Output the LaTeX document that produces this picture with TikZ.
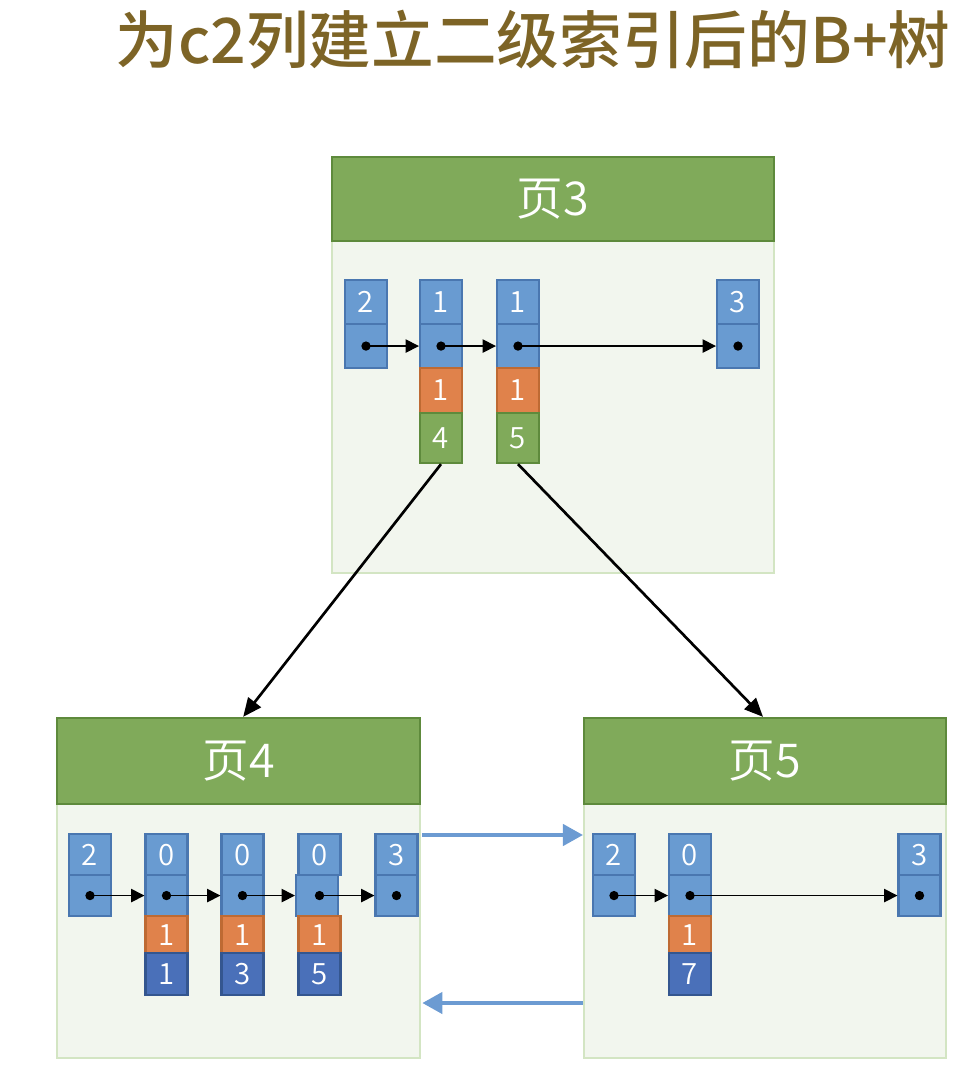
\documentclass[tikz,border=0pt]{standalone}
\usepackage{fontspec}
\setmainfont{Noto Sans CJK SC}
\newfontfamily\titlefont{Noto Sans CJK SC Medium}
\newfontfamily\lightfont{Noto Sans CJK SC DemiLight}
\usetikzlibrary{arrows.meta}
\definecolor{titlecol}{HTML}{7D6426}
\definecolor{hdrfill}{HTML}{80AA5A}
\definecolor{hdrdraw}{HTML}{5E8A3C}
\definecolor{bodyfill}{HTML}{F2F6EE}
\definecolor{bodydraw}{HTML}{D3E5C3}
\definecolor{bluefill}{HTML}{699BD1}
\definecolor{bluedraw}{HTML}{4A77B0}
\definecolor{orfill}{HTML}{E0824B}
\definecolor{ordraw}{HTML}{BE6A33}
\definecolor{grfill}{HTML}{80AA5A}
\definecolor{grdraw}{HTML}{5E8A3C}
\definecolor{dbfill}{HTML}{4A70B9}
\definecolor{dbdraw}{HTML}{34568F}
\definecolor{linkcol}{HTML}{6C9BD2}
\tikzset{
  cellbase/.style={draw, line width=1.6pt, inner sep=0pt, minimum width=31.5pt, text=white, font=\lightfont\fontsize{22}{22}\selectfont, anchor=north},
  bcell/.style={cellbase, fill=bluefill, draw=bluedraw},
  ocell/.style={cellbase, fill=orfill, draw=ordraw},
  gcell/.style={cellbase, fill=grfill, draw=grdraw},
  dcell/.style={cellbase, fill=dbfill, draw=dbdraw},
  pagebody/.style={draw=bodydraw, fill=bodyfill, line width=1.6pt, inner sep=0pt},
  pagehdr/.style={draw=hdrdraw, fill=hdrfill, line width=1.7pt, inner sep=0pt, text=white, font=\lightfont\fontsize{35}{35}\selectfont},
  ptr/.style={-{Triangle[length=10pt,width=10pt]}, line width=1.1pt, black},
  tree/.style={-{Triangle[length=14pt,width=12pt]}, line width=2pt, black},
  sib/.style={-{Triangle[length=15pt,width=16pt]}, line width=2.6pt, linkcol},
  dot/.style={circle, fill=black, inner sep=0pt, minimum size=7pt},
}
\begin{document}
\begin{tikzpicture}[x=0.75pt,y=-0.75pt]
\useasboundingbox (0,0) rectangle (972,1080);
% title
\node[text=titlecol, font=\titlefont\fontsize{47}{47}\selectfont] (title) at (533,40) {为c2列建立二级索引后的B+树};

% ---------- page 3 ----------
\node[pagebody, minimum width=331.5pt, minimum height=249pt] (p3b) at (553,407) {};
\node[pagehdr, minimum width=331.5pt, minimum height=63pt] (p3h) at (553,199) {页3};
% records
\node[bcell, minimum height=33pt] (p3r1k) at (366,279) {2};
\node[bcell, minimum height=33pt] (p3r1p) at (366,323) {};
\node[bcell, minimum height=33pt] (p3r2k) at (441,279) {1};
\node[bcell, minimum height=33pt] (p3r2p) at (441,323) {};
\node[ocell, minimum height=33.75pt] (p3r2o) at (441,367) {1};
\node[gcell, minimum height=37.5pt] (p3r2g) at (441,412) {4};
\node[bcell, minimum height=33pt] (p3r3k) at (518,279) {1};
\node[bcell, minimum height=33pt] (p3r3p) at (518,323) {};
\node[ocell, minimum height=33.75pt] (p3r3o) at (518,367) {1};
\node[gcell, minimum height=37.5pt] (p3r3g) at (518,412) {5};
\node[bcell, minimum height=33pt] (p3r4k) at (738,279) {3};
\node[bcell, minimum height=33pt] (p3r4p) at (738,323) {};
\foreach \n in {p3r1p,p3r2p,p3r3p,p3r4p} \node[dot] (\n d) at (\n.center) {};
\draw[ptr] (p3r1pd.center) -- (p3r2p.west);
\draw[ptr] (p3r2pd.center) -- (p3r3p.west);
\draw[ptr] (p3r3pd.center) -- (p3r4p.west);

% ---------- page 4 ----------
\node[pagebody, minimum width=272.25pt, minimum height=190.5pt] (p4b) at (238.5,931) {};
\node[pagehdr, minimum width=272.25pt, minimum height=64.5pt] (p4h) at (238.5,761) {页4};
\node[bcell, minimum height=30.75pt] (p4r1k) at (90,833) {2};
\node[bcell, minimum height=30.75pt] (p4r1p) at (90,874) {};
\node[bcell, minimum height=30.75pt] (p4r2k) at (166.5,833) {0};
\node[bcell, minimum height=30.75pt] (p4r2p) at (166.5,874) {};
\node[ocell, minimum height=27.75pt] (p4r2o) at (166.5,915) {1};
\node[dcell, minimum height=31.5pt] (p4r2d) at (166.5,952) {1};
\node[bcell, minimum height=30.75pt] (p4r3k) at (242.5,833) {0};
\node[bcell, minimum height=30.75pt] (p4r3p) at (242.5,874) {};
\node[ocell, minimum height=27.75pt] (p4r3o) at (242.5,915) {1};
\node[dcell, minimum height=31.5pt] (p4r3d) at (242.5,952) {3};
\node[bcell, minimum height=30.75pt] (p4r4p) at (317,874) {};
\node[bcell, minimum height=30.75pt] (p4r4k) at (319.5,833) {0};
\node[ocell, minimum height=27.75pt] (p4r4o) at (319.5,915) {1};
\node[dcell, minimum height=31.5pt] (p4r4d) at (319.5,952) {5};
\node[bcell, minimum height=30.75pt] (p4r5k) at (396.5,833) {3};
\node[bcell, minimum height=30.75pt] (p4r5p) at (396.5,874) {};
\foreach \n in {p4r1,p4r2,p4r3,p4r4,p4r5} \node[dot] (\n pd) at (\n k |- \n p.center) {};
\draw[ptr] (p4r1pd.center) -- (p4r2p.west);
\draw[ptr] (p4r2pd.center) -- (p4r3p.west);
\draw[ptr] (p4r3pd.center) -- (p4r4p.west);
\draw[ptr] (p4r4pd.center) -- (p4r5p.west);

% ---------- page 5 ----------
\node[pagebody, minimum width=271.5pt, minimum height=190.5pt] (p5b) at (765,931) {};
\node[pagehdr, minimum width=271.5pt, minimum height=64.5pt] (p5h) at (765,761) {页5};
\node[bcell, minimum height=30.75pt] (p5r1k) at (614,833) {2};
\node[bcell, minimum height=30.75pt] (p5r1p) at (614,874) {};
\node[bcell, minimum height=30.75pt] (p5r2k) at (690,833) {0};
\node[bcell, minimum height=30.75pt] (p5r2p) at (690,874) {};
\node[ocell, minimum height=27.75pt] (p5r2o) at (690,915) {1};
\node[dcell, minimum height=31.5pt] (p5r2d) at (690,952) {7};
\node[bcell, minimum height=30.75pt] (p5r3k) at (919.5,833) {3};
\node[bcell, minimum height=30.75pt] (p5r3p) at (919.5,874) {};
\foreach \n in {p5r1p,p5r2p,p5r3p} \node[dot] (\n d) at (\n.center) {};
\draw[ptr] (p5r1pd.center) -- (p5r2p.west);
\draw[ptr] (p5r2pd.center) -- (p5r3p.west);

% ---------- tree links ----------
\draw[tree] (p3r2g.south) -- ([xshift=3.5pt]p4h.north);
\draw[tree] (p3r3g.south) -- ([xshift=-1.5pt]p5h.north);

% ---------- sibling links ----------
\coordinate (upy) at (0,835);
\coordinate (lowy) at (0,1003);
\draw[sib] ([xshift=1pt]p4b.east |- upy) -- (p5b.west |- upy);
\draw[sib] (p5b.west |- lowy) -- ([xshift=1pt]p4b.east |- lowy);
\end{tikzpicture}
\end{document}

### What you should do
Without the pictures, retype the whole of the material above exactly.

### Finished task
Output the LaTeX document that produces this picture with TikZ.
\documentclass[tikz,border=0pt]{standalone}
\usepackage{fontspec}
\setmainfont{Noto Sans CJK SC}
\newfontfamily\titlefont{Noto Sans CJK SC Medium}
\newfontfamily\lightfont{Noto Sans CJK SC DemiLight}
\usetikzlibrary{arrows.meta}
\definecolor{titlecol}{HTML}{7D6426}
\definecolor{hdrfill}{HTML}{80AA5A}
\definecolor{hdrdraw}{HTML}{5E8A3C}
\definecolor{bodyfill}{HTML}{F2F6EE}
\definecolor{bodydraw}{HTML}{D3E5C3}
\definecolor{bluefill}{HTML}{699BD1}
\definecolor{bluedraw}{HTML}{4A77B0}
\definecolor{orfill}{HTML}{E0824B}
\definecolor{ordraw}{HTML}{BE6A33}
\definecolor{grfill}{HTML}{80AA5A}
\definecolor{grdraw}{HTML}{5E8A3C}
\definecolor{dbfill}{HTML}{4A70B9}
\definecolor{dbdraw}{HTML}{34568F}
\definecolor{linkcol}{HTML}{6C9BD2}
\tikzset{
  cellbase/.style={draw, line width=1.6pt, inner sep=0pt, minimum width=31.5pt, text=white, font=\lightfont\fontsize{22}{22}\selectfont, anchor=north},
  bcell/.style={cellbase, fill=bluefill, draw=bluedraw},
  ocell/.style={cellbase, fill=orfill, draw=ordraw},
  gcell/.style={cellbase, fill=grfill, draw=grdraw},
  dcell/.style={cellbase, fill=dbfill, draw=dbdraw},
  pagebody/.style={draw=bodydraw, fill=bodyfill, line width=1.6pt, inner sep=0pt},
  pagehdr/.style={draw=hdrdraw, fill=hdrfill, line width=1.7pt, inner sep=0pt, text=white, font=\lightfont\fontsize{35}{35}\selectfont},
  ptr/.style={-{Triangle[length=10pt,width=10pt]}, line width=1.1pt, black},
  tree/.style={-{Triangle[length=14pt,width=12pt]}, line width=2pt, black},
  sib/.style={-{Triangle[length=15pt,width=16pt]}, line width=2.6pt, linkcol},
  dot/.style={circle, fill=black, inner sep=0pt, minimum size=7pt},
}
\begin{document}
\begin{tikzpicture}[x=0.75pt,y=-0.75pt]
\useasboundingbox (0,0) rectangle (972,1080);
% title
\node[text=titlecol, font=\titlefont\fontsize{47}{47}\selectfont] (title) at (533,40) {为c2列建立二级索引后的B+树};

% ---------- page 3 ----------
\node[pagebody, minimum width=331.5pt, minimum height=249pt] (p3b) at (553,407) {};
\node[pagehdr, minimum width=331.5pt, minimum height=63pt] (p3h) at (553,199) {页3};
% records
\node[bcell, minimum height=33pt] (p3r1k) at (366,279) {2};
\node[bcell, minimum height=33pt] (p3r1p) at (366,323) {};
\node[bcell, minimum height=33pt] (p3r2k) at (441,279) {1};
\node[bcell, minimum height=33pt] (p3r2p) at (441,323) {};
\node[ocell, minimum height=33.75pt] (p3r2o) at (441,367) {1};
\node[gcell, minimum height=37.5pt] (p3r2g) at (441,412) {4};
\node[bcell, minimum height=33pt] (p3r3k) at (518,279) {1};
\node[bcell, minimum height=33pt] (p3r3p) at (518,323) {};
\node[ocell, minimum height=33.75pt] (p3r3o) at (518,367) {1};
\node[gcell, minimum height=37.5pt] (p3r3g) at (518,412) {5};
\node[bcell, minimum height=33pt] (p3r4k) at (738,279) {3};
\node[bcell, minimum height=33pt] (p3r4p) at (738,323) {};
\foreach \n in {p3r1p,p3r2p,p3r3p,p3r4p} \node[dot] (\n d) at (\n.center) {};
\draw[ptr] (p3r1pd.center) -- (p3r2p.west);
\draw[ptr] (p3r2pd.center) -- (p3r3p.west);
\draw[ptr] (p3r3pd.center) -- (p3r4p.west);

% ---------- page 4 ----------
\node[pagebody, minimum width=272.25pt, minimum height=190.5pt] (p4b) at (238.5,931) {};
\node[pagehdr, minimum width=272.25pt, minimum height=64.5pt] (p4h) at (238.5,761) {页4};
\node[bcell, minimum height=30.75pt] (p4r1k) at (90,833) {2};
\node[bcell, minimum height=30.75pt] (p4r1p) at (90,874) {};
\node[bcell, minimum height=30.75pt] (p4r2k) at (166.5,833) {0};
\node[bcell, minimum height=30.75pt] (p4r2p) at (166.5,874) {};
\node[ocell, minimum height=27.75pt] (p4r2o) at (166.5,915) {1};
\node[dcell, minimum height=31.5pt] (p4r2d) at (166.5,952) {1};
\node[bcell, minimum height=30.75pt] (p4r3k) at (242.5,833) {0};
\node[bcell, minimum height=30.75pt] (p4r3p) at (242.5,874) {};
\node[ocell, minimum height=27.75pt] (p4r3o) at (242.5,915) {1};
\node[dcell, minimum height=31.5pt] (p4r3d) at (242.5,952) {3};
\node[bcell, minimum height=30.75pt] (p4r4p) at (317,874) {};
\node[bcell, minimum height=30.75pt] (p4r4k) at (319.5,833) {0};
\node[ocell, minimum height=27.75pt] (p4r4o) at (319.5,915) {1};
\node[dcell, minimum height=31.5pt] (p4r4d) at (319.5,952) {5};
\node[bcell, minimum height=30.75pt] (p4r5k) at (396.5,833) {3};
\node[bcell, minimum height=30.75pt] (p4r5p) at (396.5,874) {};
\foreach \n in {p4r1,p4r2,p4r3,p4r4,p4r5} \node[dot] (\n pd) at (\n k |- \n p.center) {};
\draw[ptr] (p4r1pd.center) -- (p4r2p.west);
\draw[ptr] (p4r2pd.center) -- (p4r3p.west);
\draw[ptr] (p4r3pd.center) -- (p4r4p.west);
\draw[ptr] (p4r4pd.center) -- (p4r5p.west);

% ---------- page 5 ----------
\node[pagebody, minimum width=271.5pt, minimum height=190.5pt] (p5b) at (765,931) {};
\node[pagehdr, minimum width=271.5pt, minimum height=64.5pt] (p5h) at (765,761) {页5};
\node[bcell, minimum height=30.75pt] (p5r1k) at (614,833) {2};
\node[bcell, minimum height=30.75pt] (p5r1p) at (614,874) {};
\node[bcell, minimum height=30.75pt] (p5r2k) at (690,833) {0};
\node[bcell, minimum height=30.75pt] (p5r2p) at (690,874) {};
\node[ocell, minimum height=27.75pt] (p5r2o) at (690,915) {1};
\node[dcell, minimum height=31.5pt] (p5r2d) at (690,952) {7};
\node[bcell, minimum height=30.75pt] (p5r3k) at (919.5,833) {3};
\node[bcell, minimum height=30.75pt] (p5r3p) at (919.5,874) {};
\foreach \n in {p5r1p,p5r2p,p5r3p} \node[dot] (\n d) at (\n.center) {};
\draw[ptr] (p5r1pd.center) -- (p5r2p.west);
\draw[ptr] (p5r2pd.center) -- (p5r3p.west);

% ---------- tree links ----------
\draw[tree] (p3r2g.south) -- ([xshift=3.5pt]p4h.north);
\draw[tree] (p3r3g.south) -- ([xshift=-1.5pt]p5h.north);

% ---------- sibling links ----------
\coordinate (upy) at (0,835);
\coordinate (lowy) at (0,1003);
\draw[sib] ([xshift=1pt]p4b.east |- upy) -- (p5b.west |- upy);
\draw[sib] (p5b.west |- lowy) -- ([xshift=1pt]p4b.east |- lowy);
\end{tikzpicture}
\end{document}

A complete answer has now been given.